Look through the listing below for the line containing "Give me the". Copy it and each line after it up to and including the line containing "YAxis, Cell, LabelList", exactly, leaving out pictures.

# EXTRACTED ENTRIES

# # # # #

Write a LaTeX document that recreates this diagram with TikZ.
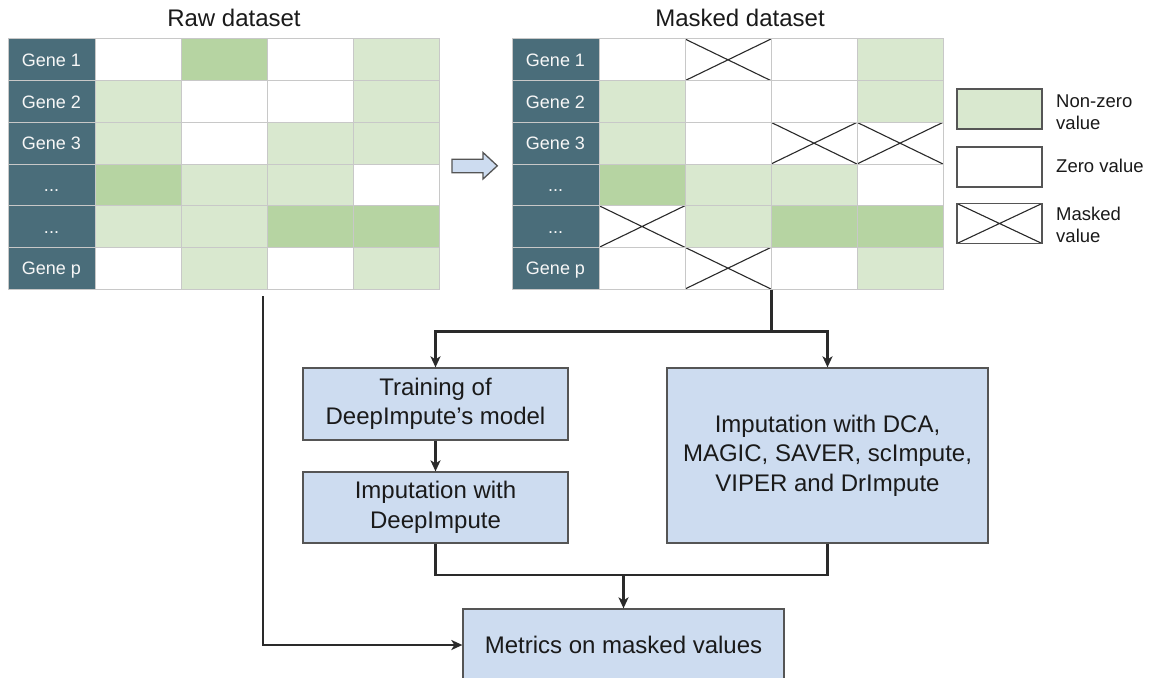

# # # # #

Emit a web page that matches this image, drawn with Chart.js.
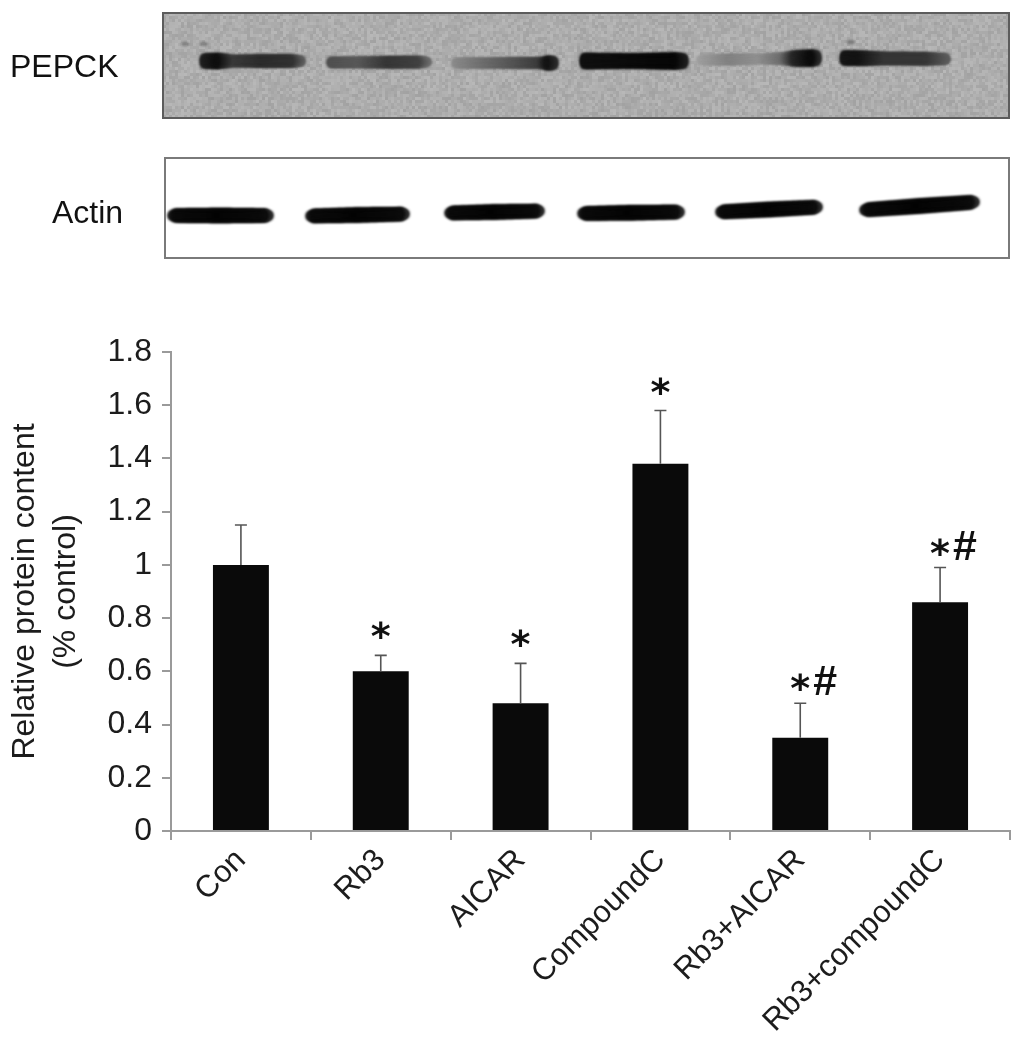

# # # # #

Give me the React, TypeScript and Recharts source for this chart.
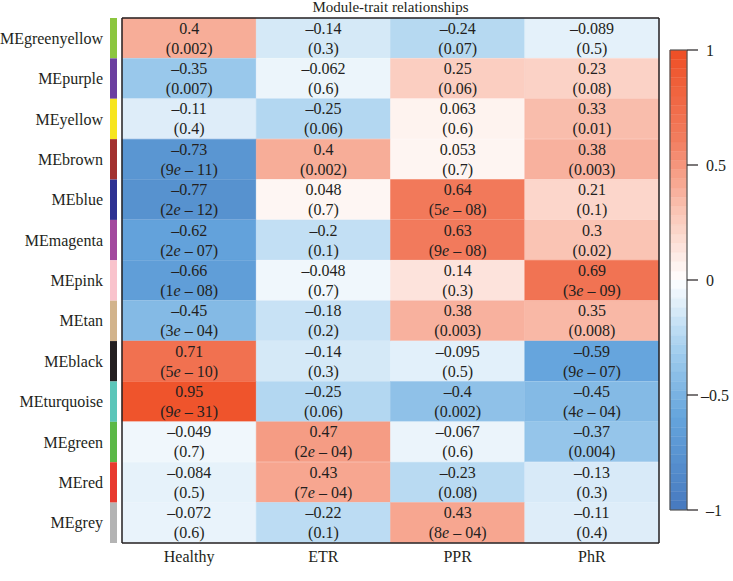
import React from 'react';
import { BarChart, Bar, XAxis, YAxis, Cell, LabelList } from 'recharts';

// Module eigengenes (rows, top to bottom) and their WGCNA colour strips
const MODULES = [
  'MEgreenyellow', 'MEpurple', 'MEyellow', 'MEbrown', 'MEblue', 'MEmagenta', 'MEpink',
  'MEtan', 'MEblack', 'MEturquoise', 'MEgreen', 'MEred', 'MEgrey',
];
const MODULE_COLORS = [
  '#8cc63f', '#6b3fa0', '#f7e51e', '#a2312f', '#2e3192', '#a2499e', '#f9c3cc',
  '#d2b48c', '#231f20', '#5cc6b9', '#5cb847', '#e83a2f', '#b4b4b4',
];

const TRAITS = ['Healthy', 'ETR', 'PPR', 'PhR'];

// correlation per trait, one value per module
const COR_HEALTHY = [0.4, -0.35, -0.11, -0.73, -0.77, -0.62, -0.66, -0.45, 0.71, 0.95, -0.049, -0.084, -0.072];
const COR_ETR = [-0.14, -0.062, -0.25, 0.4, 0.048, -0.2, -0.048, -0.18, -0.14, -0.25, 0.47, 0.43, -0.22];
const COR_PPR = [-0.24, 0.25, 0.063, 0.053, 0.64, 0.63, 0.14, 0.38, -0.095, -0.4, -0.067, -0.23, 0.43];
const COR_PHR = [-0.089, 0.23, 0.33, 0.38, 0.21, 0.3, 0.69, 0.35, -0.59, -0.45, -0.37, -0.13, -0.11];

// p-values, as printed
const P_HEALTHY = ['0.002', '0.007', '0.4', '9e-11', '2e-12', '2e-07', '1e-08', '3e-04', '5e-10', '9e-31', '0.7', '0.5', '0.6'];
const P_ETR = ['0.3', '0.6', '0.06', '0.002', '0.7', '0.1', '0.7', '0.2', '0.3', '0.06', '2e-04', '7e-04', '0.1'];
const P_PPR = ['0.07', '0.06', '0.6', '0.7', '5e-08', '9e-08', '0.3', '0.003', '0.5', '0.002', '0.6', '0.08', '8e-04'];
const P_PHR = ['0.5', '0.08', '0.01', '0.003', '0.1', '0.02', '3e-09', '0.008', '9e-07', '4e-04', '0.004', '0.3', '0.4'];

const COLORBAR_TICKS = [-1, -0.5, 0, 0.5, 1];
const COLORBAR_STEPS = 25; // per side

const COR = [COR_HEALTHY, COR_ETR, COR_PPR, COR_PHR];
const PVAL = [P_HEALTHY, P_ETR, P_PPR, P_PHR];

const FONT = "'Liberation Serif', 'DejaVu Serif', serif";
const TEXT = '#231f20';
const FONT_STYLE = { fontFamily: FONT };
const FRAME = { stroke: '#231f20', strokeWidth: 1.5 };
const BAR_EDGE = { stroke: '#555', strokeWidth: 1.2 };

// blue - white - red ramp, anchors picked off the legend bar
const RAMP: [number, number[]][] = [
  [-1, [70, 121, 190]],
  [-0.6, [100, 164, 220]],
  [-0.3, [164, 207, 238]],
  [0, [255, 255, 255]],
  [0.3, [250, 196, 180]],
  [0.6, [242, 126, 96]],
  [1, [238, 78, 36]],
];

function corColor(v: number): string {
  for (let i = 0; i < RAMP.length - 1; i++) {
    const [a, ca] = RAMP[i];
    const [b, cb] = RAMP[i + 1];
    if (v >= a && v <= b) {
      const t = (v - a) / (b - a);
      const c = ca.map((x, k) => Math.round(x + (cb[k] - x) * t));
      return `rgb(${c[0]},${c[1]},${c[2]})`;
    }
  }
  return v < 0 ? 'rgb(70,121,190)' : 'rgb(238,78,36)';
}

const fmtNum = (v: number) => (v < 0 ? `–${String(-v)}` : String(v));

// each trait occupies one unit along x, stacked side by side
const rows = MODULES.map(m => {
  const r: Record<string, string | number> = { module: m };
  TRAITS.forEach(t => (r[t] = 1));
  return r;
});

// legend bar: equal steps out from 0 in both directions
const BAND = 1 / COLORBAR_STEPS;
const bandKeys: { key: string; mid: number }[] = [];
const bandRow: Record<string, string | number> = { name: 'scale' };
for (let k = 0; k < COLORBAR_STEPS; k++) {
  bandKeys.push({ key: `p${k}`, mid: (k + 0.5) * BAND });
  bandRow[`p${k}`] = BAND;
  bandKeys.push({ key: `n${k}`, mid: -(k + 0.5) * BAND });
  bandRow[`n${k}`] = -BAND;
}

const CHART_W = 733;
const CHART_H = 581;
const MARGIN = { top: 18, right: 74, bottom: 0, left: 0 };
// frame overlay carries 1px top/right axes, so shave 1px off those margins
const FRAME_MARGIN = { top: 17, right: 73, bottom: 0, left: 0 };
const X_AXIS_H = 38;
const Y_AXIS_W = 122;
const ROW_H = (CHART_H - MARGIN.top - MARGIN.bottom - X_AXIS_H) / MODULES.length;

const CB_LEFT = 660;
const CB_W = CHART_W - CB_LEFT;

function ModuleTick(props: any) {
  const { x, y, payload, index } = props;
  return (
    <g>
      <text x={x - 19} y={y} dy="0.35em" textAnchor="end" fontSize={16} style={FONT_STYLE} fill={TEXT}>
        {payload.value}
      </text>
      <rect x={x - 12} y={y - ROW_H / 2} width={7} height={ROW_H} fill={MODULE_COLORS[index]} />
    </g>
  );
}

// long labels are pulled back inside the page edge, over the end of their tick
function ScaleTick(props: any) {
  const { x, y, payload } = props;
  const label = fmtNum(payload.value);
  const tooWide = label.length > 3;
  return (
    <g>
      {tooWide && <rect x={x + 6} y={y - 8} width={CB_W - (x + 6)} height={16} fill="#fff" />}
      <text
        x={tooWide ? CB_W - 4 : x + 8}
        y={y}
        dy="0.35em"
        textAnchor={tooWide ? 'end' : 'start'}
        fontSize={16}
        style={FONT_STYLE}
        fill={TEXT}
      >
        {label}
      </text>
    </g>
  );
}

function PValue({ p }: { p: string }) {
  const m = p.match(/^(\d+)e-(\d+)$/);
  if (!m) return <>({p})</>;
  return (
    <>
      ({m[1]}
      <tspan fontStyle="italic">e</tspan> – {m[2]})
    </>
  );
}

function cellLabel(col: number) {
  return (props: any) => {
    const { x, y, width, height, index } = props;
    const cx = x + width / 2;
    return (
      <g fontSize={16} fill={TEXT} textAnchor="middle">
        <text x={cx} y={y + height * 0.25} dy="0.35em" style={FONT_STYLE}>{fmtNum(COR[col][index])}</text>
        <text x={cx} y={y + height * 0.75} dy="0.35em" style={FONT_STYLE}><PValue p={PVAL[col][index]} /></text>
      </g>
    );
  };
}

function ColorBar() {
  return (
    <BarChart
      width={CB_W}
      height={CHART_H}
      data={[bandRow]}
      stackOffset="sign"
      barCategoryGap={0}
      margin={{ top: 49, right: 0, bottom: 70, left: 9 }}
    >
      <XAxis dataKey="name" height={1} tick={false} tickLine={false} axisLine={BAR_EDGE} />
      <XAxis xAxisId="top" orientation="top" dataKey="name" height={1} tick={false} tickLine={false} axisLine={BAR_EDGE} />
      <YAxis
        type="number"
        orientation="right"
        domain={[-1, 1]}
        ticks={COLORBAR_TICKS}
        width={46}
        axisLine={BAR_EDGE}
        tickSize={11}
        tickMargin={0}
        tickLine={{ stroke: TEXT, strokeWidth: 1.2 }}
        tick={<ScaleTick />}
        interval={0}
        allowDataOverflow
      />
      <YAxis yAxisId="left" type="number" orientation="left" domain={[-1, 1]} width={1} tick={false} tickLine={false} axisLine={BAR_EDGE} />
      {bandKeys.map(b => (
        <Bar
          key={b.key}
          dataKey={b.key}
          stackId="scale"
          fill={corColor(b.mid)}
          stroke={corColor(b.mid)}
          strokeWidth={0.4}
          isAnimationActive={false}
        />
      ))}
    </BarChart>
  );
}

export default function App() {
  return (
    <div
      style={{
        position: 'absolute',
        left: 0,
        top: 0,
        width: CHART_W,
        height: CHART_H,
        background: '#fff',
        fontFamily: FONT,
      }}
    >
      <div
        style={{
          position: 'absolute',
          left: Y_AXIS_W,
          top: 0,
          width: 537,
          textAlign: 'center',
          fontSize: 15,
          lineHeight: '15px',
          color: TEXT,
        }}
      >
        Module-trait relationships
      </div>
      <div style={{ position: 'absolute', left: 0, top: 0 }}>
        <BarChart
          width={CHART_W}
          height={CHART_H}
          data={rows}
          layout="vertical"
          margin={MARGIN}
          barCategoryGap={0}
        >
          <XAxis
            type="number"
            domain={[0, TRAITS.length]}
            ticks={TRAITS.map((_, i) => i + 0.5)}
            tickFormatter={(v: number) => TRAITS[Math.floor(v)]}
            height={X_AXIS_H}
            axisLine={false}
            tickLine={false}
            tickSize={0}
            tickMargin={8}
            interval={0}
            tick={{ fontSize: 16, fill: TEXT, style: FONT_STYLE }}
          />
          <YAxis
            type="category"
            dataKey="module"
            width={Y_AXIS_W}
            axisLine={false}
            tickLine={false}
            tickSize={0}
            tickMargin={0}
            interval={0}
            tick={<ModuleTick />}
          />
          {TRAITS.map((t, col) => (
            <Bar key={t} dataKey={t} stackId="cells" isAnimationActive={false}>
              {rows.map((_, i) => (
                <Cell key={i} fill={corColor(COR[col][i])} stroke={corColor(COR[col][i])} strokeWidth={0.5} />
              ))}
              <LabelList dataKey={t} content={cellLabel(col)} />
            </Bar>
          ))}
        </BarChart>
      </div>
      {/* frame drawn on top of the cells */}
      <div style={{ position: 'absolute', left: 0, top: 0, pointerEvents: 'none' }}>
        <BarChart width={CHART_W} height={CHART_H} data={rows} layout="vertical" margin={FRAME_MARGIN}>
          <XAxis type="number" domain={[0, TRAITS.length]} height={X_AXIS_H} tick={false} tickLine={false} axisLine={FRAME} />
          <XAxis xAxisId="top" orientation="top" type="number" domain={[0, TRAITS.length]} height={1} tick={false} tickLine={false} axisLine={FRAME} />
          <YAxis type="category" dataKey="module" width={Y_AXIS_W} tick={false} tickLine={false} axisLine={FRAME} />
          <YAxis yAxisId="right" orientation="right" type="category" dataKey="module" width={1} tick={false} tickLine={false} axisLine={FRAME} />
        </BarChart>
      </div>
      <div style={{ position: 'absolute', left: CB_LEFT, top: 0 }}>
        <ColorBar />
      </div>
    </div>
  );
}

# # # # #

# RESPONSE TO THE EXERCISE
Give me the React, TypeScript and Recharts source for this chart.
import React from 'react';
import { BarChart, Bar, XAxis, YAxis, Cell, LabelList } from 'recharts';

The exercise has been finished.